Khadi yarn, Gandhi topi, India's national flag will not attract any tax under the GST regime, while imitation jewellery, pearls and coins will carry 3 per cent levy from the next month.
Besides, the GST Council yesterday decided to include rudraksh, wooden khadau, panchamrit, tulsi-kanthi mala, panchgavya, sacred thread and vibhuti -- sold by religious institutions -- in the definition of 'puja samagri' and maintained that these items would be exempt under the Goods and Services Tax (GST).
Also chandan tika, unbranded honey and wick for diya have been exempt under the new indirect tax regime, which is scheduled to kick off form July 1.
However, five 'puja samagri' -- lobhan, mishri, batasha and bura -- will attract 5 per cent GST.
In the textiles category, blankets and travelling rugs, curtains, bed linen, toilet linen and kitchen linen, of terry towelling or similar terry fabrics costing below Rs 1,000 will attract a 5 per cent tax.
Also napkins, mosquito nets, sacks and bags, life jackets costing below Rs 1,000 would be taxed at 5 per cent. While those costing above Rs 1,000 will attract a 12 per cent levy.
Silk and jute yarns have been exempt but cotton and natural fibres and all other yarns will be levied a 5 per cent GST rate. Manmade fibres will, however, attract 18 per cent rate.
All categories of fabric, except khadi yarn which has been exempt, will attract a 5 per cent rate.
Gandhi topi and India's national flag, however, have been exempt from tax under the GST.

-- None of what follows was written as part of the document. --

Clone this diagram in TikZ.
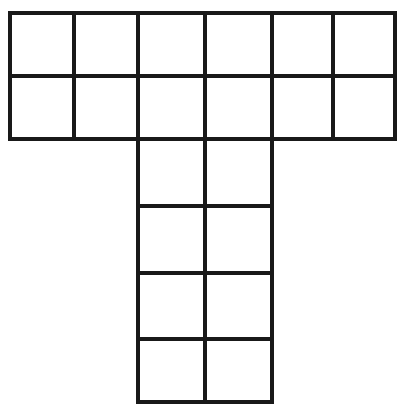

Manmade apparel costing below Rs 1,000 will attract 5 per cent tax, lower than the existing 7 per cent. Those costing above Rs 1,000 will continue to attract 12 per cent.
Besides, match boxes, packed organic fertiliser will face a 5 per cent tax in the new regime.
The GST Council, comprising Finance Minister Arun Jaitley and his state counterparts, has already fitted almost all goods and services in the tax brackets of 5, 12, 18 and 28 per cent.